Appeals Court Rules Texas DA’s ‘Cuties’ Child Porn Charges Against Netflix to Be ‘Bad-Faith Prosecution’

5th Circuit Court decision upholds 2022 lower court ruling

Cuties
Netflix

In an excoriating opinion issued Monday, the 5th Circuit Court of Appeals has ruled against a Texas district attorney’s attempt to prosecute Netflix on child pornography charges over the company’s 2020 film “Cuties.”

Tyler County D.A. Lucas Babin subjected Netflix “to a bad-faith prosecution,” the court said in its unanimous 3-0 opinion. This constituted “an injury we have already deemed ‘irreparable.’”

The court also cited First Amendment concerns, saying in part that “the state has no legitimate interest in a bad-faith prosecution. Our precedent similarly establishes that injunctions protecting First Amendment rights ‘are always in the public interest.’ Netflix has therefore shown that it is entitled to preliminary injunctive relief.”

“We end with what we expressed at the beginning,” the decision concludes. “We do not take accusations of prosecutorial bad faith or harassment lightly. Nor, absent extraordinary circumstances, are we inclined to exercise our jurisdiction in a way that interferes with ongoing state-court proceedings. But the injunction is preliminary, our review is deferential, and existing Supreme Court precedent has calibrated the principles of equity and federalism in a way that authorized the district court’s intervention. For these reasons, the judgment below must be AFFIRMED.”

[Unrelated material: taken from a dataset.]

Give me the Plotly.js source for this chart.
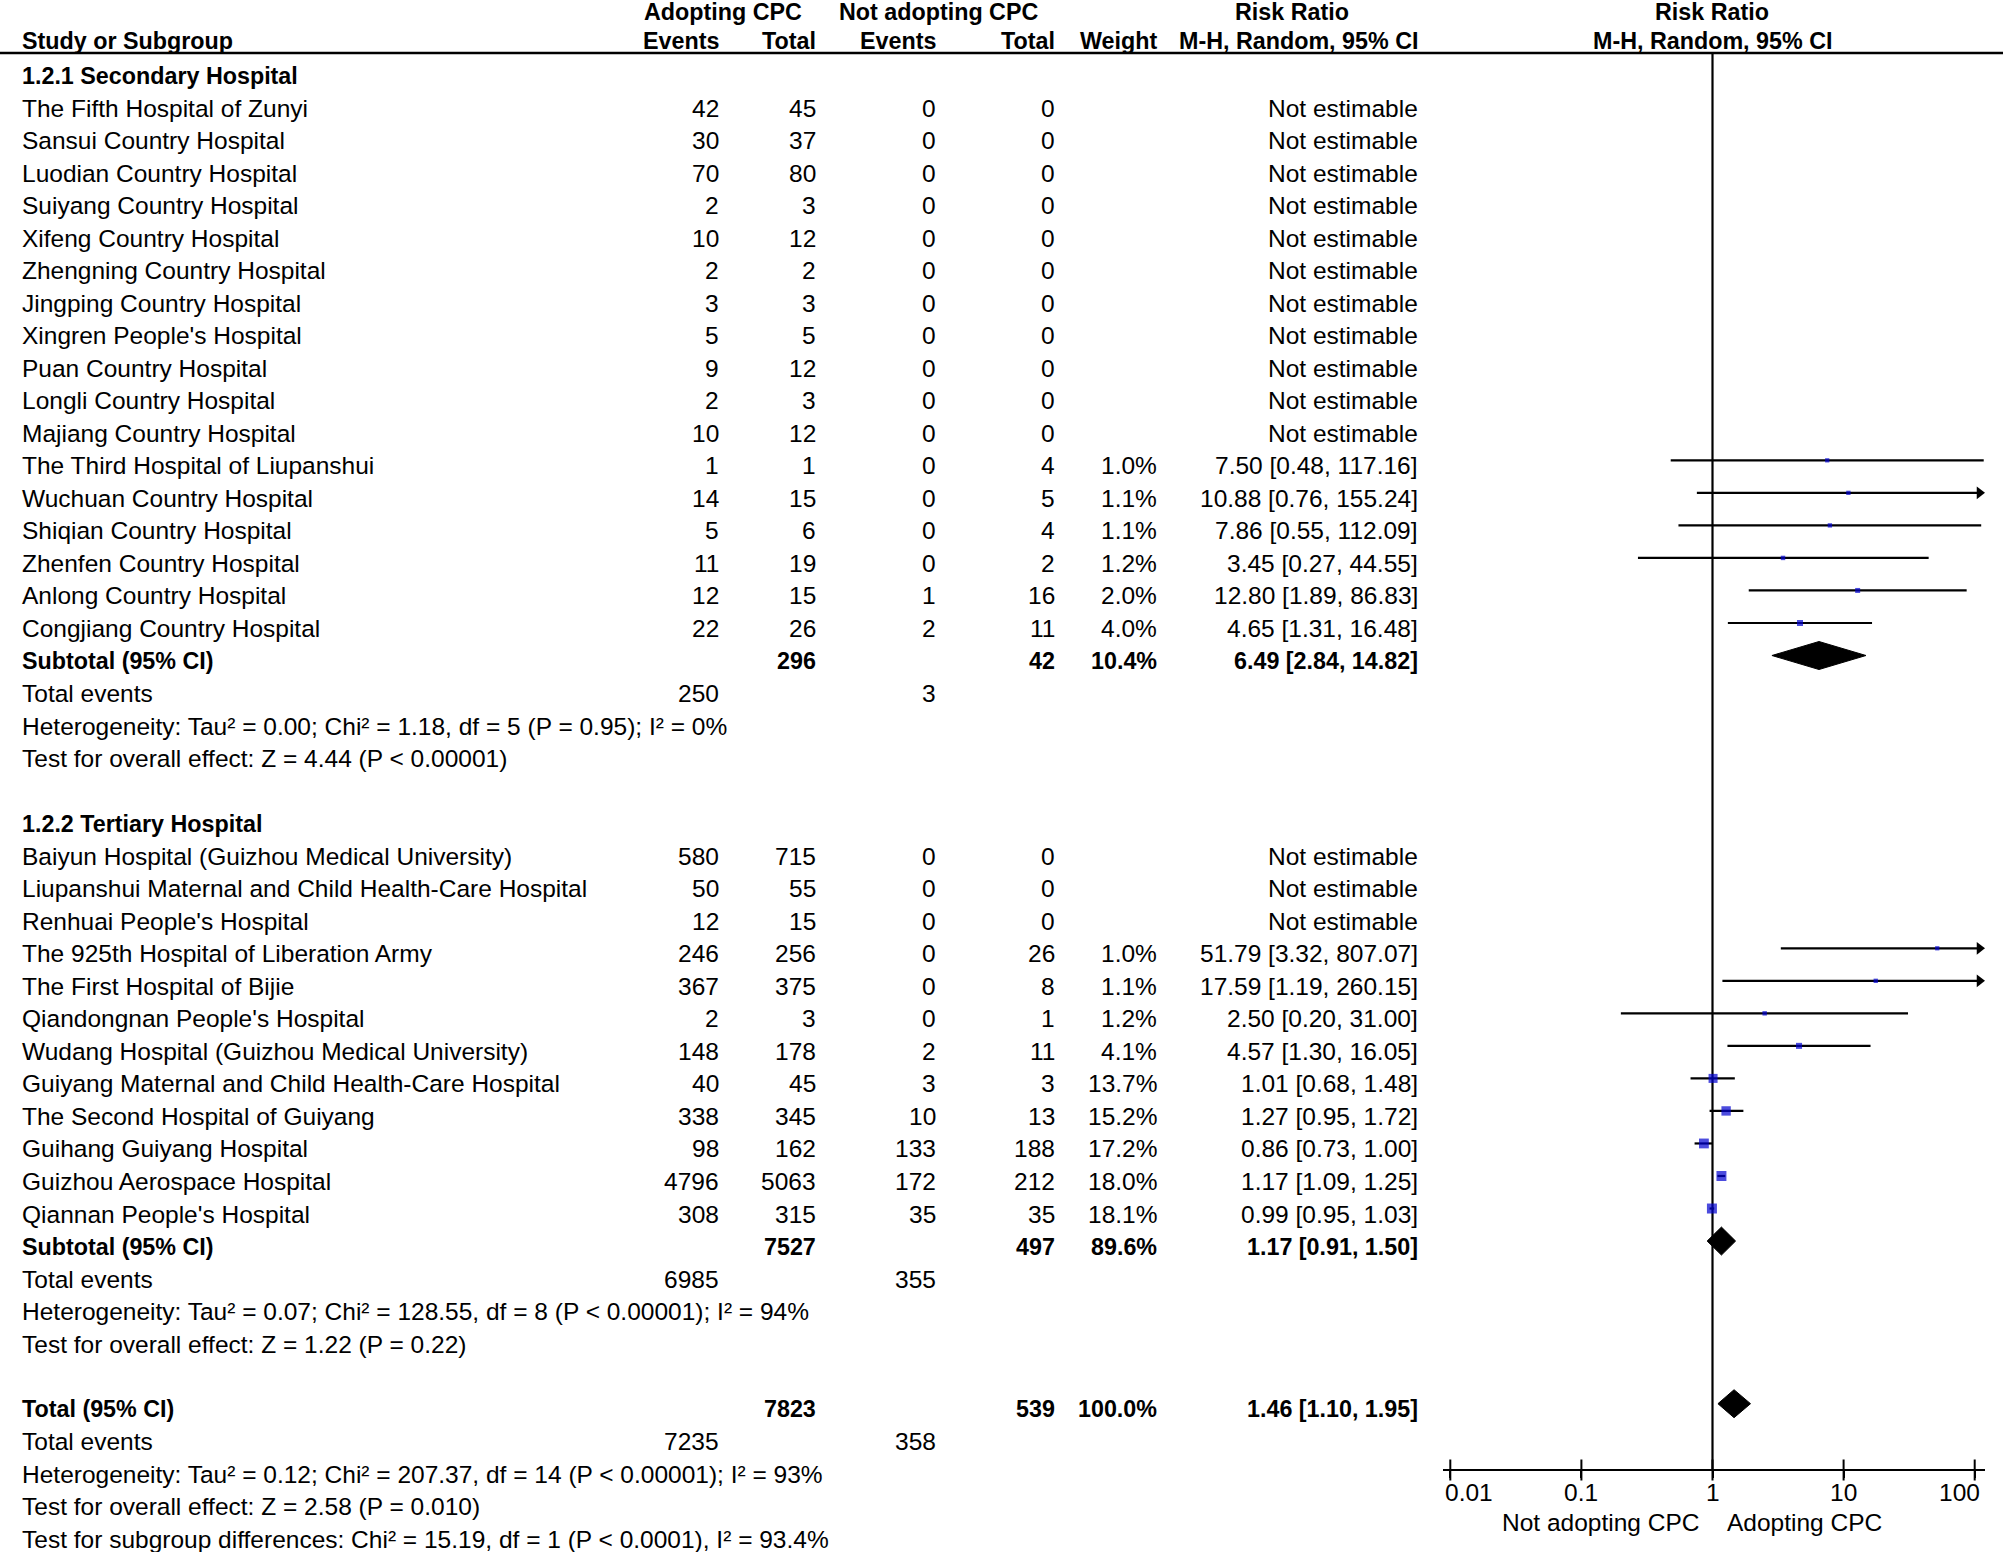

“Cuties,” a drama from French-Senegal director Maimouna Doucouré, is about 11-year-old girls who join a children’s dance troupe and serves, according to the filmmaker and Netflix, as a “social commentary about the negative influence of social media and the hyper-sexualization of young girls.”

The film contains no nudity or sex, but upon its release in 2020, Netflix promoted the film with a poster showing the film’s protagonists in revealing dance attire and striking suggestive poses. Netflix retracted this poster and apologized, admitting it didn’t reflect the actual film’s content. But a loose consortium of right wing extremist elements, including QAnon-linked groups, stoked a backlash over false accusations that the film was a work of child pornography.

Babin filed charges against Netflix in late 2020; in 2022 the company successfully won a federal injunction against them in federal court on the grounds that Babin was acting in bad faith, as he knowingly filed charges he knew were not supported by any evidence. Babin appealed this ruling, resulting in this second, unanimous defeat.